August 20, 2010

Four Funds for Natural-Resource Investing

The recent spike in the price of wheat was a reminder that commodities like foodstuffs offer profit potential for investors. Several top advisors outline the funds they use to invest in this sector.

Here's how several top advisors include natural resources in their clients' portfolios.

John B. Cox, CFA, CAIA, MBA, Charles D. Haines LLC, Birmingham, Ala.

We like Ivy Global Natural Resources (IGNYX) managed by Fred Sturm. Our client portfolios typically have 5 to 8 percent invested in this fund.

We believe in the secular bull market in commodity stocks, and we feel like Ivy GNR gives us the best opportunity to capture the long-term trends.

Fred Sturm has been at the helm of the fund since its inception more than 13 years ago and has almost 30 years of investment experience.

He lives in Canada, which is a great place to be for a natural-resources fund manager.

The fund typically has 50 percent of its assets outside of the U.S. and tends to invest in very innovative companies.

Many of the fund's competitors load up on the big energy companies, but Sturm does not do that.

While about half of the portfolio is energy-related, you will not find Exxon, Chevron, etc., in the fund.

It will have some exploration companies, natural gas pipeline companies, as well as fertilizer companies, chemical companies and water infrastructure companies.

It is a well-diversified fund that has produced great long-term results but will lag its benchmark and peer group from time to time.

Sturm will also hedge currencies and broad stock market exposure periodically.

Johanna Fox Turner, CPA, CFP, RLP, Milestones Financial Planning, LLC, Mayfield, Ky.

I am currently using two funds for clients investing in natural resources: Prudential Jennison Natural Resources Z (PNRZX) is my favorite right now.

I like PNRZX not only because it is no load, with a 9 percent turnover and a low (less than 1 percent) net-expense ratio, but also because its managers focus on energy commodities.

It's hard to argue with this strategy: the fund has a 10-year after-tax return averaging 16.25 percent.

Although it is a Class Z fund, it has wide brokerage availability, and there is no minimum for initial and subsequent investments. This makes it an ideal fund for employees who participate in a SIMPLE or 401(k) through a small employer.

Finally, there are no redemption fees should a client or advisor need to liquidate short-term.

While I wouldn't necessarily use this fund for older clients and/or those looking for current income, it is a nice portfolio addition for those who want some natural resources exposure who can handle more risk.

Fidelity Select Materials (FSDPX): Like PNRZX, Fidelity Select Materials has a relatively low net-expense ratio of less than 1 percent and is a no-load fund.

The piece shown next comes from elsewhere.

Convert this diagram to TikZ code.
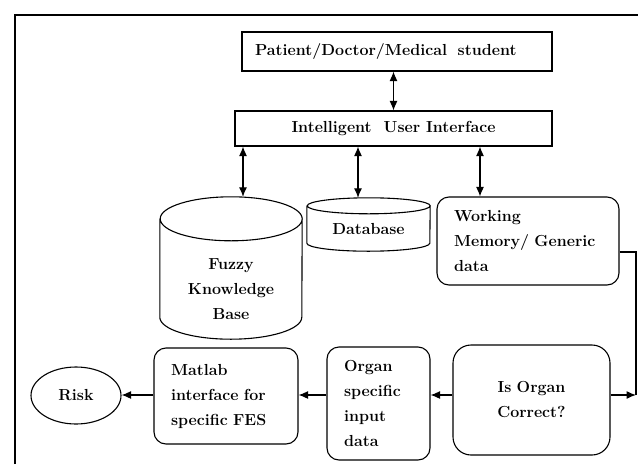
\documentclass[tikz,border=0pt]{standalone}
\usetikzlibrary{shapes.geometric,arrows.meta}

\tikzset{
    every node/.style={font=\fontsize{16}{25}\selectfont\bfseries},
    sqbox/.style={draw,line width=1.1pt,rectangle,inner sep=0pt},
    rdbox/.style={draw,line width=1.1pt,rectangle,rounded corners=12pt,
        align=left,inner xsep=17pt,inner ysep=0pt},
    store/.style={rectangle,inner sep=0pt,align=center},
    dbl/.style={line width=1.1pt,{Latex[length=9.5pt,width=8pt]}-{Latex[length=9.5pt,width=8pt]}},
    sgl/.style={line width=1.1pt,-{Latex[length=9.5pt,width=8pt]}}
}

\begin{document}
\begin{tikzpicture}[x=1pt,y=-1pt]
\useasboundingbox (0,0) rectangle (638,464);
\draw[line width=1.8pt] (15,464) -- (15,15) -- (638,15);

\node[sqbox,align=left,text width=284pt,inner xsep=13pt,minimum height=39pt] (user) at (397,51.5)
    {Patient/Doctor/Medical\ \ student};
\node[sqbox,minimum width=317pt,minimum height=35pt] (iui) at (393.5,128.5)
    {Intelligent\ \ User Interface};

\node[store,minimum width=142pt,minimum height=142pt] (fkb) at (231,268) {};
\draw[line width=1.1pt] ([yshift=-22pt]fkb.north west)
    -- ([yshift=22pt]fkb.south west)
    arc[start angle=180,end angle=360,x radius=71pt,y radius=22pt]
    -- ([yshift=-22pt]fkb.north east)
    arc[start angle=0,end angle=360,x radius=71pt,y radius=22pt];
\node[align=center] (fkbtxt) at (231,289) {Fuzzy\\Knowledge\\Base};
\node[store,minimum width=123pt,minimum height=53pt] (db) at (368.5,224.5) {};
\draw[line width=1.1pt] ([yshift=-8pt]db.north west)
    -- ([yshift=8pt]db.south west)
    arc[start angle=180,end angle=360,x radius=61.5pt,y radius=8pt]
    -- ([yshift=-8pt]db.north east)
    arc[start angle=0,end angle=360,x radius=61.5pt,y radius=8pt];
\node (dbtxt) at (368.5,229) {Database};
\node[rdbox,text width=148pt,minimum height=88pt] (wm) at (528,241)
    {Working\\Memory/ Generic\\data};

\node[rdbox,rounded corners=18pt,align=center,text width=123pt,minimum height=110pt] (check) at (531.5,400)
    {Is Organ\\Correct?};
\node[rdbox,text width=69pt,minimum height=113pt] (organ) at (378.5,403.5)
    {Organ\\specific\\input\\data};
\node[rdbox,text width=110pt,minimum height=96pt] (fes) at (226,396)
    {Matlab\\interface for\\specific FES};
\node[draw,line width=1.1pt,ellipse,minimum width=90pt,minimum height=57pt,inner sep=0pt] (risk) at (76,395.5)
    {Risk};

\coordinate (bend) at (636,252);
\coordinate (turn) at (636,395);

\draw[dbl] (iui.north) -- (iui.north |- user.south);
\draw[dbl] ([xshift=12pt]fkb.north |- iui.south) -- ([xshift=12pt]fkb.north);
\draw[dbl] ([xshift=-10.5pt]db.north |- iui.south) -- ([xshift=-10.5pt]db.north);
\draw[dbl] ([xshift=-48pt]wm.north |- iui.south) -- ([xshift=-48pt]wm.north);

\draw[line width=1.1pt] (wm.east |- bend) -- (bend) -- (turn);
\draw[sgl] (check.east |- turn) -- (turn);
\draw[sgl] (check.west |- turn) -- (organ.east |- turn);
\draw[sgl] (organ.west |- turn) -- (fes.east |- turn);
\draw[sgl] (fes.west |- turn) -- (risk.east |- turn);
\end{tikzpicture}
\end{document}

However, it does have a 104 percent turnover, which is not my ideal choice for client funds.

In addition, management can invest up to 25 percent of its assets in one stock, which could be a concern.

Although currently its largest holding is DOW (at 8.08 percent), almost one-half of its assets are in its top 10 holdings.

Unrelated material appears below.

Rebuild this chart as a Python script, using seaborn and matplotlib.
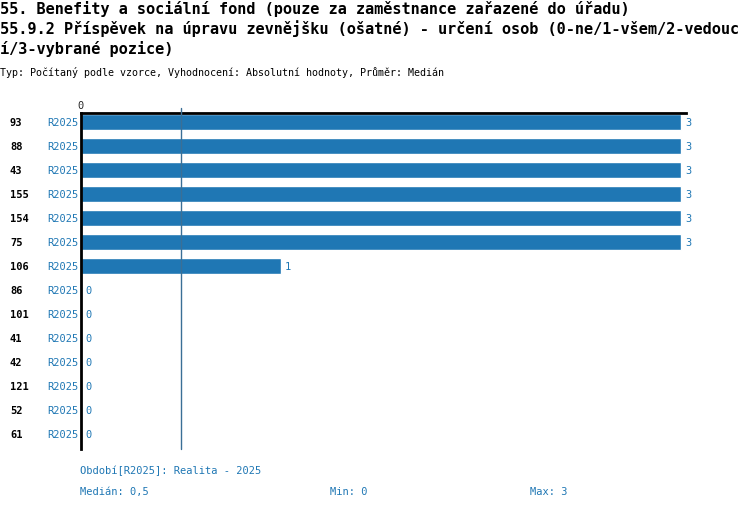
import pandas as pd
import matplotlib
matplotlib.use("Agg")
import matplotlib.pyplot as plt
import matplotlib.transforms as mtransforms
import seaborn as sns

rows = ["93", "88", "43", "155", "154", "75", "106", "86", "101", "41", "42", "121", "52", "61"]
values = [3, 3, 3, 3, 3, 3, 1, 0, 0, 0, 0, 0, 0, 0]
period = "R2025"
median = 0.5
vmin = 0
vmax = 3

title_lines = [
    "55. Benefity a sociální fond (pouze za zaměstnance zařazené do úřadu)",
    "55.9.2 Příspěvek na úpravu zevnějšku (ošatné) - určení osob (0-ne/1-všem/2-vedouc",
    "í/3-vybrané pozice)",
]
subtitle = "Typ: Počítaný podle vzorce, Vyhodnocení: Absolutní hodnoty, Průměr: Medián"

blue = "#1f77b4"
mono = ["DejaVu Sans Mono"]

sns.set_style("white")
plt.rcParams["font.family"] = mono

df = pd.DataFrame({"row": rows, "value": values})

W, H = 750, 510
fig = plt.figure(figsize=(7.5, 5.1), dpi=100)
ax = fig.add_axes([81 / W, 1 - 450 / H, (686 - 81) / W, (450 - 114) / H])

sns.barplot(data=df, x="value", y="row", order=rows, orient="h",
            color=blue, saturation=1, width=16 / 24, ax=ax)

# 200 px per unit, first row centred 9 px below the top line
ax.set_xlim(0, 605 / 200)
ax.set_ylim(13 + 15 / 24, -9 / 24)
ax.set_xlabel("")
ax.set_ylabel("")
ax.set_yticks([])
ax.xaxis.tick_top()
ax.set_xticks([0])
ax.set_xticklabels(["0"])
ax.tick_params(axis="x", length=0, pad=2, labelsize=7.5)
for side in ["right", "bottom"]:
    ax.spines[side].set_visible(False)
for side in ["left", "top"]:
    ax.spines[side].set_color("black")
    ax.spines[side].set_linewidth(2)

ax.axvline(median, ymin=0, ymax=1 + 5 / 336, color="#3a6f96", lw=1,
           zorder=5, clip_on=False)

trans = mtransforms.blended_transform_factory(fig.transFigure, ax.transData)
for i, (r, v) in enumerate(zip(rows, values)):
    ax.text(10 / W, i, r, transform=trans, ha="left", va="center",
            fontsize=7.5, fontweight="bold", color="black")
    ax.text(78 / W, i, period, transform=trans, ha="right", va="center",
            fontsize=7.5, color=blue)
    ax.annotate(str(v), (v, i), xytext=(3, 0), textcoords="offset points",
                ha="left", va="center", fontsize=7.5, color=blue)

for k, line in enumerate(title_lines):
    fig.text(0, 1 - (9 + 20 * k) / H, line, ha="left", va="center",
             fontsize=11, fontweight="bold", color="black")
fig.text(0, 1 - 73 / H, subtitle, ha="left", va="center", fontsize=7.2, color="black")

fig.text(80 / W, 1 - 471 / H, f"Období[{period}]: Realita - 2025",
         ha="left", va="center", fontsize=7.5, color=blue)
fig.text(80 / W, 1 - 492 / H, "Medián: " + str(median).replace(".", ","),
         ha="left", va="center", fontsize=7.5, color=blue)
fig.text(330 / W, 1 - 492 / H, f"Min: {vmin}", ha="left", va="center",
         fontsize=7.5, color=blue)
fig.text(530 / W, 1 - 492 / H, f"Max: {vmax}", ha="left", va="center",
         fontsize=7.5, color=blue)

fig.savefig("out.png", dpi=100)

On the plus side, it has a stellar 10-year track history and even its short-term results outdo both its index and the S&P 500.

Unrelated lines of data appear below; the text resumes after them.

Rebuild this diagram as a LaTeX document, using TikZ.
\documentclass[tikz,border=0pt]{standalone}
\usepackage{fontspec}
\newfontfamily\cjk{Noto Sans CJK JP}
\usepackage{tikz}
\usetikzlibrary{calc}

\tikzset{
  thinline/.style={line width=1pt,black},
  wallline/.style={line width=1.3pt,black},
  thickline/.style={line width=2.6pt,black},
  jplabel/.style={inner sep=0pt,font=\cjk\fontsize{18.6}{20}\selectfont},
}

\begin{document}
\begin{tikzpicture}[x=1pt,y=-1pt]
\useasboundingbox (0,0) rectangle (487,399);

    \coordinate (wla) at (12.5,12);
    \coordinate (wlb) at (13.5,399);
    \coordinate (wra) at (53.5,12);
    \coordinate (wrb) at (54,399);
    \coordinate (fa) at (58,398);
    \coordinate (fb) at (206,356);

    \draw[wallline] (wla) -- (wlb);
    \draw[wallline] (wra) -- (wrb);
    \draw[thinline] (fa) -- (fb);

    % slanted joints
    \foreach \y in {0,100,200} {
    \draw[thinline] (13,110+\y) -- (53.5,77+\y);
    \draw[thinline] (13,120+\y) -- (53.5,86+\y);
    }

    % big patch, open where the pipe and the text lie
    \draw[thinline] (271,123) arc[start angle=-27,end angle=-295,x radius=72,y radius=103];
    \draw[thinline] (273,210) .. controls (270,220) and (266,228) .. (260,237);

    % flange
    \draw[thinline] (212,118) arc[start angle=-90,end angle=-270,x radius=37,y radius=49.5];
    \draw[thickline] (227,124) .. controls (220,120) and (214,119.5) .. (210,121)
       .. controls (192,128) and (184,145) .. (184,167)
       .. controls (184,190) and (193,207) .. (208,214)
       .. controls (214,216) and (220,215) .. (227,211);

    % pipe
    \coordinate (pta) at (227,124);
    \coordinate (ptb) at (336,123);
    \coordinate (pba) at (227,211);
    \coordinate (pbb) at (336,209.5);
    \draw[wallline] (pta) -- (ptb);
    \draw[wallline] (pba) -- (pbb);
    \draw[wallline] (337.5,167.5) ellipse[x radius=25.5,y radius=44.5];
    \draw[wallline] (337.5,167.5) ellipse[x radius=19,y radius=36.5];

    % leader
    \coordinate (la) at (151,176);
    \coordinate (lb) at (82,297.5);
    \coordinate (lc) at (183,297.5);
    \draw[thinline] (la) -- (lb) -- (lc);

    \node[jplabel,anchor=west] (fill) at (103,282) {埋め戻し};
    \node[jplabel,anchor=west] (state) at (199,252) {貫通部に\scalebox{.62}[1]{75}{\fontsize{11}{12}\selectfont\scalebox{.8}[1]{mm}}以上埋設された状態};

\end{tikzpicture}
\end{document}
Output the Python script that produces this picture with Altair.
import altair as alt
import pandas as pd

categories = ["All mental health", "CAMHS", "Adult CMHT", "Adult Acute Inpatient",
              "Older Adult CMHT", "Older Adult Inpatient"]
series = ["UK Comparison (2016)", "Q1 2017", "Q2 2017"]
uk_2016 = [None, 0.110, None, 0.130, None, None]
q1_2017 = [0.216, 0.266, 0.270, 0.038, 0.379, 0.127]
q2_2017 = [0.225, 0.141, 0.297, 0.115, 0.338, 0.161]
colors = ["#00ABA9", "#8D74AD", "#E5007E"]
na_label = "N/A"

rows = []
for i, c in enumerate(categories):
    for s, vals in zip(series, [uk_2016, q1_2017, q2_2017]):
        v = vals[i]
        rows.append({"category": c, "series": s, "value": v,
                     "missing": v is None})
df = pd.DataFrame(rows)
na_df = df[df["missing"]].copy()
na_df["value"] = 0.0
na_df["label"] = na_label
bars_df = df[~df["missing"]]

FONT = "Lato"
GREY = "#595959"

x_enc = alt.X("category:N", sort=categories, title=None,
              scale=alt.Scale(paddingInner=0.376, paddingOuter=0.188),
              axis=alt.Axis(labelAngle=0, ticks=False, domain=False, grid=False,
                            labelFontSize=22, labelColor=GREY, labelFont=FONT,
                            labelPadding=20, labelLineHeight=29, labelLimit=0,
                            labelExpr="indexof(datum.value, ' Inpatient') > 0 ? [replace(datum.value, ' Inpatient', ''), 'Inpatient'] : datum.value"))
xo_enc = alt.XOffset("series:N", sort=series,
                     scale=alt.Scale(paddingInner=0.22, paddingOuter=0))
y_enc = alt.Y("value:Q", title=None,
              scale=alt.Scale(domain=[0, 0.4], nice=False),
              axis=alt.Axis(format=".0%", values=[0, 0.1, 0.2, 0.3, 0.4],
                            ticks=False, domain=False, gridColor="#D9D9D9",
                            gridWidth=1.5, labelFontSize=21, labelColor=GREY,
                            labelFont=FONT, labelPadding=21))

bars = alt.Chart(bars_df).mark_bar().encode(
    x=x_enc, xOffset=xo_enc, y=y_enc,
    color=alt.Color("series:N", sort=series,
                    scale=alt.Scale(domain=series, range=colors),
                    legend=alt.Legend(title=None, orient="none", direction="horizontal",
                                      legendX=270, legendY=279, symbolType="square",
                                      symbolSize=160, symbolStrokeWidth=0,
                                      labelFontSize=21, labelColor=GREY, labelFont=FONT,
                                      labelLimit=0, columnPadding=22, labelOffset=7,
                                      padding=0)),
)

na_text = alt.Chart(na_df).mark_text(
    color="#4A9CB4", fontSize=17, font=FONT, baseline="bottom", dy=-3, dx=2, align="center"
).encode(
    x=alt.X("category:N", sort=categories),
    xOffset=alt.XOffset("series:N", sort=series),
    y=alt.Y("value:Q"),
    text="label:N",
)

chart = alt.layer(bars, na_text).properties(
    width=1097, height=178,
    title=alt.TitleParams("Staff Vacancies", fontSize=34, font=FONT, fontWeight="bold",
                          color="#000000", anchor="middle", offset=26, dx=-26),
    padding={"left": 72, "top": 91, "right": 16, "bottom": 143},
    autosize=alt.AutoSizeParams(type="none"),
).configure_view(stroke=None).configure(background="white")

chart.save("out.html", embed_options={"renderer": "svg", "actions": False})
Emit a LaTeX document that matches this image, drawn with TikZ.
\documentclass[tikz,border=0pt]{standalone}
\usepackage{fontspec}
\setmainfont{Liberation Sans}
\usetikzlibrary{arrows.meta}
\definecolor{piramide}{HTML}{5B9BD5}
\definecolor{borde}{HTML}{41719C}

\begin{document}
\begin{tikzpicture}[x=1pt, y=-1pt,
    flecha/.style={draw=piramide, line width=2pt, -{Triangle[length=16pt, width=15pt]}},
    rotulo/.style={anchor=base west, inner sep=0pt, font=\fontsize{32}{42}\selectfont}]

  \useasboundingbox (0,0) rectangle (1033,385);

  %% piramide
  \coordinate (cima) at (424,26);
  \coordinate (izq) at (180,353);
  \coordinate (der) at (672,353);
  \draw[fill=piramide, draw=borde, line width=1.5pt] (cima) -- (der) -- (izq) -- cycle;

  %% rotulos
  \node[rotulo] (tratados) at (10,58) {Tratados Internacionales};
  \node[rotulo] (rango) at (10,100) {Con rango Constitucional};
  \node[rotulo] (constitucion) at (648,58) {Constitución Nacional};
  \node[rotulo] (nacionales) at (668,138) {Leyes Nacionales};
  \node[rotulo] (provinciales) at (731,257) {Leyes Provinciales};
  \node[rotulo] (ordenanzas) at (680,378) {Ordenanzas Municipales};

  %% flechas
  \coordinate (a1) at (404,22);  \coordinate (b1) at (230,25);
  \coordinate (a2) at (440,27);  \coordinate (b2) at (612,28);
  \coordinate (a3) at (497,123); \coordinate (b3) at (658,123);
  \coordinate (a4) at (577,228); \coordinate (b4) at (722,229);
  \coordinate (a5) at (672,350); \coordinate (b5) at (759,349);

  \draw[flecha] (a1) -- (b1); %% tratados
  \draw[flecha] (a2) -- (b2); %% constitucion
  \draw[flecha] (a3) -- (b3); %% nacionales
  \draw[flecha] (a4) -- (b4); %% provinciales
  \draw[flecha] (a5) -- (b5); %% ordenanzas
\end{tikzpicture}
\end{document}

I do have some clients currently invested in this fund. You'll pay a redemption fee to Fidelity (0.75 percent) but only if you have to sell in the first 30 days, which is quite reasonable.

J. Victor Conrad, CFP, ChFC, AIF, CPA, Pinnacle Financial Strategies, Wexford, Pa.

I use PIMCO Commodity Real Return Strategy (PCRAX) to gain natural resources/commodity exposure for clients.

Since I am not about to try to determine which individual commodities will perform well during any particular period of time, I can gain access to a broad "basket" of commodities by using this fund, which also provides some income as the manager actively manages the cash not used to purchase the index derivatives (Dow Jones UBS Commodity Index).

I also like the fact that this index has a governor on it - and no more than a third of the index used will be in energy.

I will not buy and hold this fund for extended periods of time. For example, I sold it out of client portfolios back in late 2007 when crude oil reached $100/barrel, locking in gains for clients and avoiding the drop in crude oil prices in the second half of 2008.

Recently I purchased this fund again in client accounts in late May 2010 when crude oil dipped below $70/barrel, and the fund has returned over 10 percent since then. I tend to use crude oil as the primary data point for buying and selling since crude oil tends to be the largest single sub-index weighting.